The results of Method (3) using Lasso, ANN, and RF are listed in Table 8. From the seven metrics obtained in these three models, it is verified that all metrics in Method (3) were better than those in Method (1), indicating that Method (3) worked better than Method (1).

Table 8. Performance assessments of Method (3) using Lasso, ANN, and RF in Scheme II.

	Lasso	ANN	RF
MAE	4.6226	5.3382	5.6249
MBE	−0.1584	−1.0898	0.6897
MSE	30.7252	41.4803	46.4910
RAE	0.7582	0.8477	0.9226
RMAE	0.0621	0.0719	0.0756
R2	0.4988	0.3182	0.1386
RMSE	5.5192	6.4197	6.8176

From the above discussions, it revealed that the performance of both Method (2) and Method (3) was better than that of Method (1). That is to say, two-stage hybrid dimensionality reduction outperformed single dimension reduction in Scheme II. The next comparison focused on identifying which hybrid dimensionality reduction method achieved the best performance. When used models were consistent, MBE in Method (3) was slightly inferior to that in Method (2), while the other metrics in Method (3) outperformed those in Method (2), with low MAE, low MSE, low RAE, low RMAE, high R², and low RMSE. Therefore, a conclusion can be drawn that the performance of Method (3) was superior to Method (2) in all three models. Consequently, Lasso, ANN, and RF in Method (3) can each achieve optimal predictive performance among all three methods, and Lasso in Method (3) demonstrated the best results in all seven metrics when compared with the other two models.

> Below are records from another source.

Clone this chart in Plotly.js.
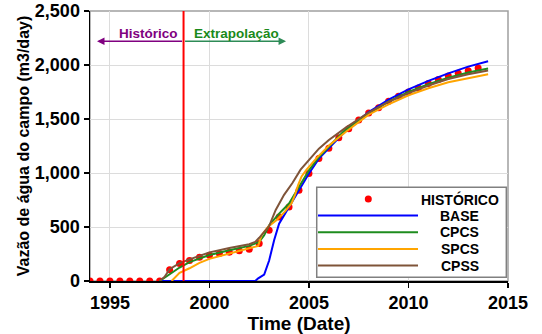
<!DOCTYPE html>
<html>
<head>
<meta charset="utf-8">
<script src="https://cdn.plot.ly/plotly-3.0.1.min.js"></script>
<style>html,body{margin:0;padding:0;background:#fff;}#chart{width:542px;height:334px;}</style>
</head>
<body>
<div id="chart"></div>
<script>
// Historical data (HISTÓRICO)
const histT = [1994.0,1994.5,1995.0,1995.5,1996.0,1996.5,1997.0,1997.5,1998.0,1998.5,1999.0,1999.5,2000.0,2000.5,2001.0,2001.5,2002.0,2002.5,2003.0,2003.5,2004.0,2004.5,2005.0,2005.5,2006.0,2006.5,2007.0,2007.5,2008.0,2008.5,2009.0,2009.5,2010.0,2010.5,2011.0,2011.5,2012.0,2012.5,2013.0,2013.5];
const histV = [0,0,0,0,0,0,0,0,105,162,190,220,238,255,267,280,294,348,470,593,685,840,995,1135,1230,1326,1410,1490,1556,1605,1664,1710,1750,1787,1828,1865,1898,1923,1946,1972];

// BASE
const baseT = [1997.5,2002.3,2002.45,2002.75,2003.0,2003.25,2003.5,2004.0,2004.5,2005.0,2005.5,2006.0,2006.5,2007.0,2008.0,2009.0,2010.0,2011.0,2012.0,2013.0,2014.0];
const baseV = [0,0,25,60,190,377,531,685,840,995,1133,1226,1320,1420,1565,1680,1775,1853,1922,1985,2035];

// CPCS
const cpcsT = [1997.5,1998.0,1998.5,1999.0,1999.5,2000.0,2001.0,2002.0,2002.5,2002.75,2003.0,2003.5,2004.0,2004.5,2005.0,2005.5,2006.0,2006.8,2008.0,2009.0,2010.0,2011.0,2012.0,2013.0,2014.0];
const cpcsV = [0,60,125,175,210,240,285,325,361,423,516,624,717,870,1025,1148,1241,1395,1550,1660,1750,1822,1882,1930,1967];

// SPCS
const spcsT = [1998.1,1998.5,1999.0,1999.5,2000.0,2001.0,2002.0,2002.45,2002.62,2002.95,2003.38,2003.79,2004.13,2004.3,2004.46,2004.63,2004.88,2005.39,2006.06,2006.89,2008.0,2009.0,2010.0,2011.0,2012.0,2013.0,2014.0];
const spcsV = [0,75,118,168,205,255,300,325,425,503,565,642,720,798,891,968,1031,1140,1263,1387,1540,1635,1720,1785,1840,1880,1915];

// CPSS
const cpssT = [1997.5,1997.75,1998.0,1998.5,1999.0,1999.5,2000.0,2001.0,2002.0,2002.3,2002.5,2003.0,2003.33,2003.75,2004.17,2004.58,2005.0,2005.5,2006.0,2006.85,2008.0,2009.0,2010.0,2011.0,2012.0,2013.0,2014.0];
const cpssV = [0,40,110,165,200,235,265,305,340,362,400,509,658,798,907,1031,1124,1225,1305,1420,1560,1660,1740,1810,1870,1915,1950];

const seriesNames = ['HISTÓRICO','BASE','CPCS','SPCS','CPSS'];
const seriesColors = ['#ff0000','#0000ff','#1e8c1e','#ffa500','#7f5439'];
const xTicks = [1995,2000,2005,2010,2015];
const yTicks = [0,500,1000,1500,2000,2500];
const yTickText = ['0','500','1,000','1,500','2,000','2,500'];
const divideYear = 1998.7;

const F = 'Liberation Sans, Arial, sans-serif';
const lw = 2;
const traces = [
  {x: histT, y: histV, name: seriesNames[0], mode: 'markers', type: 'scatter', marker: {color: seriesColors[0], size: 7}},
  {x: baseT, y: baseV, name: seriesNames[1], mode: 'lines', type: 'scatter', line: {color: seriesColors[1], width: lw}},
  {x: cpcsT, y: cpcsV, name: seriesNames[2], mode: 'lines', type: 'scatter', line: {color: seriesColors[2], width: lw}},
  {x: spcsT, y: spcsV, name: seriesNames[3], mode: 'lines', type: 'scatter', line: {color: seriesColors[3], width: lw}},
  {x: cpssT, y: cpssV, name: seriesNames[4], mode: 'lines', type: 'scatter', line: {color: seriesColors[4], width: lw}}
];

// Hand-built legend (paper coordinates)
const legX0 = 0.5424, legX1 = 0.996, legY0 = 0.0137, legY1 = 0.347;
const rowY = [0.3037, 0.2422, 0.1804, 0.1185, 0.0570];
const keyX0 = 0.5455, keyX1 = 0.7847, keyMid = 0.6658, textX = 0.885;

const shapes = [
  {type: 'rect', xref: 'paper', yref: 'paper', x0: 0, x1: 1, y0: 0, y1: 1, line: {color: '#a0a0a0', width: 1.5}, layer: 'below'},
  {type: 'line', xref: 'x', yref: 'paper', x0: divideYear, x1: divideYear, y0: 0, y1: 1, line: {color: '#ff0000', width: 2}},
  {type: 'rect', xref: 'paper', yref: 'paper', x0: legX0, x1: legX1, y0: legY0, y1: legY1, line: {color: '#808080', width: 1.5}, fillcolor: '#ffffff', layer: 'above'},
  {type: 'circle', xref: 'paper', yref: 'paper', xsizemode: 'pixel', ysizemode: 'pixel', xanchor: keyMid, yanchor: rowY[0], x0: -3.5, x1: 3.5, y0: -3.5, y1: 3.5, fillcolor: seriesColors[0], line: {width: 0}, layer: 'above'}
];
for (let i = 1; i < 5; i++) {
  shapes.push({type: 'line', xref: 'paper', yref: 'paper', x0: keyX0, x1: keyX1, y0: rowY[i], y1: rowY[i], line: {color: seriesColors[i], width: lw}, layer: 'above'});
}

const annotations = [
  {x: 1994.35, y: 2220, ax: divideYear, ay: 2220, axref: 'x', ayref: 'y', xref: 'x', yref: 'y', text: '', showarrow: true, arrowhead: 2, arrowsize: 1, arrowwidth: 1.5, arrowcolor: '#800080', standoff: 0, startstandoff: 0},
  {x: 2003.85, y: 2220, ax: divideYear, ay: 2220, axref: 'x', ayref: 'y', xref: 'x', yref: 'y', text: '', showarrow: true, arrowhead: 2, arrowsize: 1, arrowwidth: 1.5, arrowcolor: '#2e8b57', standoff: 0, startstandoff: 0},
  {x: 1998.5, y: 2295, xref: 'x', yref: 'y', text: 'Histórico', showarrow: false, xanchor: 'right', font: {family: F, size: 13.5, weight: 'bold', color: '#800080'}},
  {x: 1999.1, y: 2295, xref: 'x', yref: 'y', text: 'Extrapolação', showarrow: false, xanchor: 'left', font: {family: F, size: 13.5, weight: 'bold', color: '#1a8a1a'}}
];
for (let i = 0; i < 5; i++) {
  annotations.push({x: textX, y: rowY[i], xref: 'paper', yref: 'paper', text: seriesNames[i], showarrow: false, xanchor: 'center', yanchor: 'middle', font: {family: F, size: 14, weight: 'bold', color: '#000'}});
}

const layout = {
  width: 542, height: 334,
  margin: {l: 90, r: 34, t: 11, b: 53},
  paper_bgcolor: '#ffffff', plot_bgcolor: '#ffffff',
  font: {family: F, size: 17, color: '#000', weight: 'bold'},
  showlegend: false,
  xaxis: {
    range: [1994, 2015], tickvals: xTicks, ticktext: xTicks.map(String),
    showgrid: true, gridcolor: '#dcdcdc', gridwidth: 1, zeroline: false,
    showline: true, linecolor: '#000', linewidth: 1.5,
    ticks: 'outside', ticklen: 5, tickwidth: 1.5, tickcolor: '#000',
    tickfont: {family: F, size: 18, weight: 'bold'},
    title: {text: 'Time (Date)', font: {family: F, size: 19, weight: 'bold'}, standoff: 4}
  },
  yaxis: {
    range: [0, 2500], tickvals: yTicks, ticktext: yTickText,
    showgrid: true, gridcolor: '#dcdcdc', gridwidth: 1, zeroline: false,
    showline: true, linecolor: '#000', linewidth: 1.5,
    ticks: 'outside', ticklen: 5, tickwidth: 1.5, tickcolor: '#000',
    tickfont: {family: F, size: 18, weight: 'bold'},
    title: {text: 'Vazão de água do campo (m3/day)', font: {family: F, size: 16, weight: 'bold'}, standoff: 1}
  },
  shapes: shapes,
  annotations: annotations
};

Plotly.newPlot('chart', traces, layout, {displayModeBar: false, staticPlot: true});
</script>
</body>
</html>
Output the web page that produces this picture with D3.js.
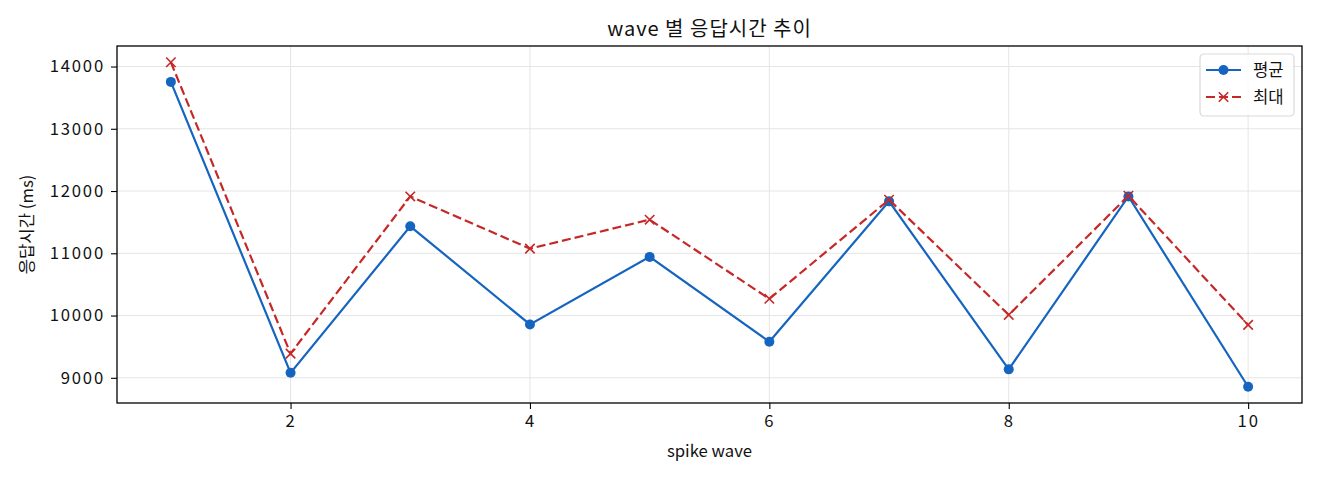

4.5. Comparing the Performance of Different Methods in Scheme III

The performance of Methods (1), (2), and (3) using different models is displayed in Table 9, Table 10 and Table 11, respectively. To assess the performance of single dimensionality reduction methods (Method (1)) and two-stage hybrid dimensionality reduction methods (Methods (2) and (3)), this study compared all three methods. It can be seen that both Method (2) and Method (3) performed better than Method (1), with low MAE, MBE close to zero, low MSE, low RAE, low RMAE, high R², and low RMSE.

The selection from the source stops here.